In the entries below, find the lines that contain the word "this" and copy them.

▶ Record list:
------------------------------

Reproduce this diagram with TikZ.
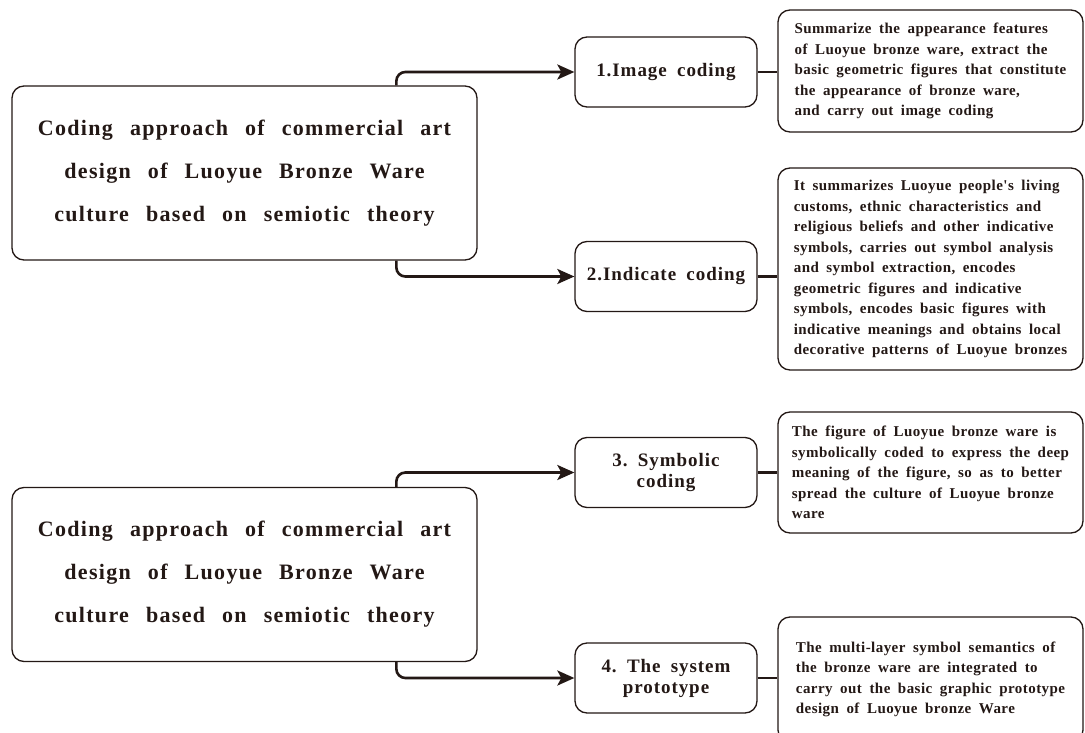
\documentclass[tikz,border=0pt]{standalone}
\usepackage{fontspec}
\setmainfont{Liberation Serif}
% one spaced-out serif per text size
\newfontfamily\titleserif{Liberation Serif}[LetterSpace=6,WordSpace=2.5]
\newfontfamily\stepserif{Liberation Serif}[LetterSpace=5,WordSpace=1.8]
\newfontfamily\noteserif{Liberation Serif}[LetterSpace=3,WordSpace=1.8]
\usetikzlibrary{arrows.meta}
\definecolor{ink}{RGB}{35,24,21}
\begin{document}
\begin{tikzpicture}[x=1pt,y=-1pt,
  mainbox/.style={draw=ink, line width=1.3pt, rounded corners=12pt,
    minimum width=465pt, minimum height=174pt, inner sep=0pt,
    font=\titleserif\bfseries\fontsize{22}{43}\selectfont, align=center, text=ink},
  stepbox/.style={draw=ink, line width=1.3pt, rounded corners=12pt,
    minimum width=182pt, minimum height=70pt, inner sep=0pt,
    font=\stepserif\bfseries\fontsize{19}{21}\selectfont, align=center, text=ink},
  notebox/.style={draw=ink, line width=1.3pt, rounded corners=12pt,
    minimum width=305pt, inner sep=0pt,
    font=\noteserif\bfseries\fontsize{15}{20.5}\selectfont, align=left, text=ink},
  conn/.style={draw=ink, line width=2.6pt, rounded corners=9pt,
    -{Stealth[length=17pt,width=15pt,inset=4pt]}},
  link/.style={draw=ink, line width=2.6pt}]
\useasboundingbox (0,0) rectangle (1085,733);
\clip (0,0) rectangle (1085,733);
\fill[white] (0,0) rectangle (1085,733);

% left-hand summary boxes
\node[mainbox] (m1) at (244.5,173) {Coding approach of commercial art\\design of Luoyue Bronze Ware\\culture based on semiotic theory};
\node[mainbox] (m2) at (244.5,574.5) {Coding approach of commercial art\\design of Luoyue Bronze Ware\\culture based on semiotic theory};

% coding steps
\node[stepbox] (s1) at (666,72) {1.Image coding};
\node[stepbox] (s2) at (666,276.5) {2.Indicate coding};
\node[stepbox] (s3) at (666,472.5) {3.\ Symbolic\\coding};
\node[stepbox] (s4) at (666,678) {4.\ The system\\prototype};

% explanatory notes
\node[notebox, minimum height=122pt] (n1) at (930.5,71) {Summarize the appearance features\\of Luoyue bronze ware, extract the\\basic geometric figures that constitute\\the appearance of bronze ware,\\and carry out image coding};
\node[notebox, minimum height=202pt] (n2) at (930.5,269) {It summarizes Luoyue people's living\\customs, ethnic characteristics and\\religious beliefs and other indicative\\symbols, carries out symbol analysis\\and symbol extraction, encodes\\geometric figures and indicative\\symbols, encodes basic figures with\\indicative meanings and obtains local\\decorative patterns of Luoyue bronzes};
\node[notebox, minimum height=121pt] (n3) at (930.5,472.5) {The figure of Luoyue bronze ware is\\symbolically coded to express the deep\\meaning of the figure, so as to better\\spread the culture of Luoyue bronze\\ware};
\node[notebox, minimum height=125pt] (n4) at (930.5,679.5) {The multi-layer symbol semantics of\\the bronze ware are integrated to\\carry out the basic graphic prototype\\design of Luoyue bronze Ware};

% connectors
\draw[conn] (m1.north west) ++(385,0) |- (s1.west);
\draw[conn] (m1.south west) ++(385,0) |- (s2.west);
\draw[conn] (m2.north west) ++(385,0) |- (s3.west);
\draw[conn] (m2.south west) ++(385,0) |- (s4.west);
\draw[link] (s1.east) -- (s1.east -| n1.west);
\draw[link] (s2.east) -- (s2.east -| n2.west);
\draw[link] (s3.east) -- (s3.east -| n3.west);
\draw[link] (s4.east) -- (s4.east -| n4.west);
\end{tikzpicture}
\end{document}
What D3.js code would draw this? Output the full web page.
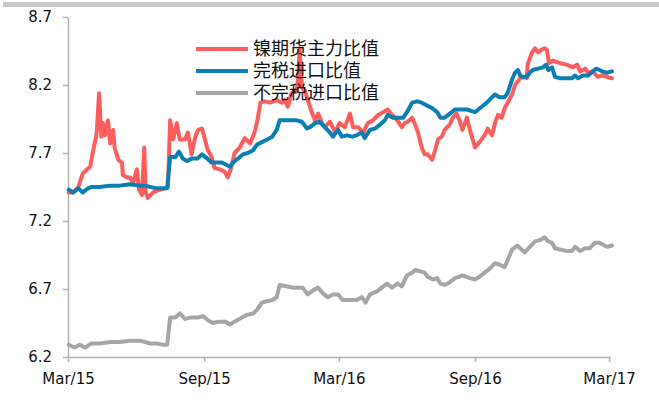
<!DOCTYPE html>
<html>
<head>
<meta charset="utf-8">
<script src="https://cdn.jsdelivr.net/npm/d3@7"></script>
<style>
  body { margin: 0; background: #fff; }
  svg { display: block; }
</style>
</head>
<body>
<div id="chart"></div>
<script>
// values, [date, ratio]
const nickelFutures = [
  ["2015-03-02",7.41],["2015-03-08",7.41],["2015-03-15",7.45],["2015-03-21",7.55],["2015-03-27",7.58],
  ["2015-03-31",7.60],["2015-04-04",7.72],["2015-04-08",7.82],["2015-04-09",7.87],["2015-04-12",8.14],
  ["2015-04-15",7.82],["2015-04-17",7.92],["2015-04-20",7.83],["2015-04-24",7.94],["2015-04-27",7.77],
  ["2015-05-01",7.87],["2015-05-03",7.74],["2015-05-08",7.65],["2015-05-13",7.63],["2015-05-14",7.54],
  ["2015-05-20",7.52],["2015-05-24",7.52],["2015-05-28",7.48],["2015-06-02",7.58],["2015-06-05",7.43],
  ["2015-06-09",7.39],["2015-06-12",7.74],["2015-06-14",7.41],["2015-06-17",7.37],["2015-06-24",7.41],
  ["2015-07-03",7.43],["2015-07-10",7.44],["2015-07-14",7.45],["2015-07-17",7.94],["2015-07-21",7.80],
  ["2015-07-26",7.92],["2015-07-30",7.80],["2015-08-06",7.80],["2015-08-10",7.85],["2015-08-15",7.69],
  ["2015-08-20",7.82],["2015-08-24",7.87],["2015-08-29",7.88],["2015-09-02",7.80],["2015-09-06",7.72],
  ["2015-09-11",7.67],["2015-09-15",7.59],["2015-09-22",7.58],["2015-09-29",7.56],["2015-10-03",7.52],
  ["2015-10-08",7.60],["2015-10-12",7.70],["2015-10-19",7.74],["2015-10-26",7.81],["2015-11-02",7.77],
  ["2015-11-08",7.85],["2015-11-12",7.94],["2015-11-16",8.07],["2015-11-22",8.08],["2015-11-29",8.07],
  ["2015-12-08",8.09],["2015-12-15",8.07],["2015-12-19",8.09],["2015-12-23",8.04],["2015-12-28",8.14],
  ["2016-01-04",8.16],["2016-01-06",8.25],["2016-01-08",8.47],["2016-01-11",8.18],["2016-01-15",8.16],
  ["2016-01-19",8.09],["2016-01-25",7.99],["2016-01-29",7.94],["2016-02-02",7.99],["2016-02-07",7.92],
  ["2016-02-11",7.89],["2016-02-18",7.93],["2016-02-25",7.85],["2016-03-02",7.92],["2016-03-09",7.89],
  ["2016-03-16",7.99],["2016-03-20",7.89],["2016-03-27",7.89],["2016-04-03",7.85],["2016-04-09",7.92],
  ["2016-04-16",7.94],["2016-04-23",7.98],["2016-04-30",8.00],["2016-05-06",8.02],["2016-05-12",7.98],
  ["2016-05-19",7.94],["2016-05-25",7.89],["2016-05-29",7.92],["2016-06-02",7.93],["2016-06-08",7.96],
  ["2016-06-12",7.91],["2016-06-16",7.85],["2016-06-21",7.74],["2016-06-25",7.69],["2016-06-29",7.69],
  ["2016-07-05",7.65],["2016-07-09",7.72],["2016-07-13",7.80],["2016-07-18",7.82],["2016-07-22",7.87],
  ["2016-07-29",7.91],["2016-08-02",7.96],["2016-08-07",7.99],["2016-08-11",7.94],["2016-08-15",7.87],
  ["2016-08-21",7.96],["2016-08-25",7.87],["2016-09-01",7.74],["2016-09-07",7.78],["2016-09-14",7.83],
  ["2016-09-18",7.88],["2016-09-24",7.83],["2016-09-28",7.92],["2016-10-02",7.98],["2016-10-07",7.96],
  ["2016-10-11",8.03],["2016-10-15",8.07],["2016-10-21",8.13],["2016-10-25",8.20],["2016-11-01",8.25],
  ["2016-11-04",8.26],["2016-11-10",8.25],["2016-11-11",8.35],["2016-11-17",8.44],["2016-11-21",8.47],
  ["2016-11-25",8.44],["2016-11-30",8.46],["2016-12-04",8.47],["2016-12-07",8.46],["2016-12-10",8.36],
  ["2016-12-15",8.38],["2016-12-25",8.36],["2017-01-03",8.35],["2017-01-11",8.33],["2017-01-17",8.35],
  ["2017-01-21",8.30],["2017-01-28",8.32],["2017-02-01",8.29],["2017-02-07",8.30],["2017-02-14",8.26],
  ["2017-02-19",8.27],["2017-02-26",8.26],["2017-03-05",8.25]
];

const dutyPaidImport = [
  ["2015-03-02",7.43],["2015-03-08",7.41],["2015-03-15",7.44],["2015-03-21",7.41],["2015-03-28",7.44],
  ["2015-04-02",7.45],["2015-04-13",7.45],["2015-04-27",7.46],["2015-05-10",7.46],["2015-05-24",7.47],
  ["2015-06-06",7.46],["2015-06-13",7.46],["2015-06-20",7.45],["2015-06-29",7.44],["2015-07-07",7.44],
  ["2015-07-13",7.44],["2015-07-17",7.67],["2015-07-24",7.67],["2015-07-29",7.71],["2015-08-03",7.66],
  ["2015-08-09",7.64],["2015-08-15",7.66],["2015-08-23",7.66],["2015-08-29",7.69],["2015-09-05",7.66],
  ["2015-09-11",7.63],["2015-09-18",7.63],["2015-09-25",7.63],["2015-10-02",7.61],["2015-10-06",7.60],
  ["2015-10-10",7.63],["2015-10-17",7.66],["2015-10-23",7.69],["2015-10-30",7.70],["2015-11-06",7.72],
  ["2015-11-11",7.76],["2015-11-18",7.78],["2015-11-25",7.80],["2015-12-02",7.82],["2015-12-08",7.87],
  ["2015-12-12",7.94],["2015-12-19",7.94],["2015-12-26",7.94],["2016-01-04",7.94],["2016-01-11",7.93],
  ["2016-01-18",7.88],["2016-01-22",7.89],["2016-01-29",7.92],["2016-02-04",7.93],["2016-02-11",7.89],
  ["2016-02-18",7.85],["2016-02-22",7.82],["2016-02-29",7.87],["2016-03-05",7.82],["2016-03-12",7.83],
  ["2016-03-19",7.82],["2016-03-25",7.83],["2016-04-01",7.85],["2016-04-05",7.81],["2016-04-12",7.87],
  ["2016-04-19",7.88],["2016-04-26",7.91],["2016-05-02",7.94],["2016-05-06",7.98],["2016-05-13",7.96],
  ["2016-05-20",7.96],["2016-05-27",7.96],["2016-06-01",8.00],["2016-06-08",8.07],["2016-06-15",8.08],
  ["2016-06-21",8.07],["2016-06-28",8.05],["2016-07-05",8.03],["2016-07-12",8.00],["2016-07-16",7.96],
  ["2016-07-22",7.96],["2016-07-29",7.99],["2016-08-05",8.02],["2016-08-11",8.02],["2016-08-21",8.02],
  ["2016-09-01",8.00],["2016-09-10",8.04],["2016-09-17",8.07],["2016-09-24",8.11],["2016-09-28",8.13],
  ["2016-10-04",8.11],["2016-10-11",8.11],["2016-10-15",8.14],["2016-10-21",8.24],["2016-10-25",8.29],
  ["2016-10-29",8.31],["2016-11-01",8.27],["2016-11-04",8.26],["2016-11-10",8.26],["2016-11-14",8.29],
  ["2016-11-18",8.31],["2016-11-25",8.32],["2016-12-02",8.33],["2016-12-06",8.35],["2016-12-09",8.31],
  ["2016-12-14",8.33],["2016-12-18",8.26],["2016-12-25",8.25],["2017-01-03",8.25],["2017-01-10",8.25],
  ["2017-01-14",8.27],["2017-01-18",8.25],["2017-01-25",8.27],["2017-02-01",8.27],["2017-02-07",8.30],
  ["2017-02-12",8.32],["2017-02-16",8.31],["2017-02-20",8.30],["2017-02-26",8.29],["2017-03-05",8.30]
];

const dutyFreeImport = [
  ["2015-03-02",6.29],["2015-03-10",6.27],["2015-03-17",6.29],["2015-03-24",6.27],["2015-04-02",6.30],
  ["2015-04-13",6.30],["2015-04-27",6.31],["2015-05-10",6.31],["2015-05-24",6.32],["2015-06-06",6.32],
  ["2015-06-13",6.31],["2015-06-20",6.30],["2015-06-29",6.30],["2015-07-07",6.29],["2015-07-13",6.29],
  ["2015-07-17",6.49],["2015-07-24",6.49],["2015-07-30",6.52],["2015-08-06",6.48],["2015-08-13",6.49],
  ["2015-08-23",6.49],["2015-08-31",6.50],["2015-09-06",6.47],["2015-09-13",6.45],["2015-09-20",6.46],
  ["2015-09-29",6.46],["2015-10-06",6.44],["2015-10-12",6.46],["2015-10-22",6.49],["2015-10-29",6.51],
  ["2015-11-06",6.52],["2015-11-12",6.55],["2015-11-18",6.60],["2015-11-25",6.61],["2015-12-03",6.62],
  ["2015-12-08",6.64],["2015-12-12",6.73],["2015-12-21",6.72],["2015-12-30",6.71],["2016-01-05",6.71],
  ["2016-01-12",6.71],["2016-01-19",6.66],["2016-01-26",6.69],["2016-02-02",6.71],["2016-02-08",6.67],
  ["2016-02-15",6.64],["2016-02-22",6.66],["2016-02-29",6.66],["2016-03-06",6.62],["2016-03-16",6.62],
  ["2016-03-25",6.62],["2016-04-01",6.64],["2016-04-06",6.60],["2016-04-12",6.66],["2016-04-21",6.68],
  ["2016-04-28",6.71],["2016-05-05",6.74],["2016-05-12",6.71],["2016-05-19",6.74],["2016-05-25",6.72],
  ["2016-06-01",6.80],["2016-06-08",6.82],["2016-06-12",6.84],["2016-06-19",6.83],["2016-06-25",6.82],
  ["2016-06-29",6.79],["2016-07-06",6.77],["2016-07-12",6.78],["2016-07-16",6.74],["2016-07-22",6.73],
  ["2016-07-29",6.75],["2016-08-05",6.78],["2016-08-11",6.79],["2016-08-15",6.80],["2016-08-25",6.78],
  ["2016-09-01",6.77],["2016-09-07",6.79],["2016-09-14",6.82],["2016-09-21",6.85],["2016-09-28",6.89],
  ["2016-10-04",6.88],["2016-10-11",6.86],["2016-10-15",6.91],["2016-10-21",6.99],["2016-10-28",7.02],
  ["2016-11-01",7.00],["2016-11-07",6.97],["2016-11-14",7.01],["2016-11-21",7.05],["2016-11-28",7.06],
  ["2016-12-04",7.08],["2016-12-09",7.05],["2016-12-14",7.04],["2016-12-18",7.00],["2016-12-25",6.99],
  ["2017-01-03",6.98],["2017-01-10",6.98],["2017-01-14",7.01],["2017-01-21",6.98],["2017-01-28",7.00],
  ["2017-02-03",7.00],["2017-02-10",7.04],["2017-02-16",7.04],["2017-02-23",7.02],["2017-02-27",7.01],
  ["2017-03-05",7.02]
];

const seriesNames = ["镍期货主力比值", "完税进口比值", "不完税进口比值"];
const seriesColors = ["#fe5d5d", "#0b7fb3", "#a6a6a6"];
const xTickDates = ["2015-03-01", "2015-09-01", "2016-03-01", "2016-09-01", "2017-03-01"];
const yTickValues = [6.2, 6.7, 7.2, 7.7, 8.2, 8.7];

const svgWidth = 659, svgHeight = 412;
const parse = d3.timeParse("%Y-%m-%d");

let x = d3.scaleTime()
  .domain([parse("2015-03-01"), parse("2017-03-01")])
  .range([68, 609]);

let y = d3.scaleLinear()
  .domain([6.2, 8.7])
  .range([357, 17]);

let svg = d3.select('#chart')
  .append('svg')
    .attr('width', svgWidth)
    .attr('height', svgHeight);

// grey strip along the top
svg.append('rect')
  .attr('x', 3).attr('y', 2)
  .attr('width', svgWidth - 3).attr('height', 5)
  .attr('fill', '#c9c9c9');

const axisColor = '#b3b3b3';
const tickFont = '"DejaVu Sans", sans-serif';

let yAxis = svg.append('g')
  .attr('transform', 'translate(68,0)')
  .call(d3.axisLeft(y).tickValues(yTickValues).tickFormat(d3.format('.1f')).tickSize(5).tickSizeOuter(0));

let xAxis = svg.append('g')
  .attr('transform', 'translate(0,357)')
  .call(d3.axisBottom(x).tickValues(xTickDates.map(parse)).tickFormat(d3.timeFormat('%b/%y')).tickSize(5).tickSizeOuter(0));

xAxis.select('.domain').attr('d', 'M68,0.5H611');

[xAxis, yAxis].forEach(function(g){
  g.selectAll('.domain, line').attr('stroke', axisColor).attr('stroke-width', 1.5);
  g.selectAll('text')
    .attr('fill', '#111')
    .style('font-family', tickFont)
    .style('font-size', '15px');
});
yAxis.selectAll('text').attr('x', -16);
xAxis.selectAll('text').attr('y', 16);

let line = d3.line()
  .x(d => x(parse(d[0])))
  .y(d => y(d[1]));

[nickelFutures, dutyPaidImport, dutyFreeImport].forEach(function(data, i){
  svg.append('path')
    .datum(data)
    .attr('d', line)
    .attr('fill', 'none')
    .attr('stroke', seriesColors[i])
    .attr('stroke-width', 4)
    .attr('stroke-linejoin', 'round')
    .attr('stroke-linecap', 'round');
});

// legend
let legend = svg.append('g').attr('transform', 'translate(196,49)');
seriesNames.forEach(function(name, i){
  let row = legend.append('g').attr('transform', `translate(0,${i * 22})`);
  row.append('line')
    .attr('x1', 0).attr('x2', 52)
    .attr('stroke', seriesColors[i])
    .attr('stroke-width', 4);
  row.append('text')
    .attr('x', 57).attr('dy', '0.35em')
    .style('font-family', '"Noto Sans CJK SC", sans-serif')
    .style('font-size', '18px')
    .attr('fill', '#111')
    .text(name);
});
</script>
</body>
</html>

------------------------------

▶ Result:
Reproduce this diagram with TikZ.
What D3.js code would draw this? Output the full web page.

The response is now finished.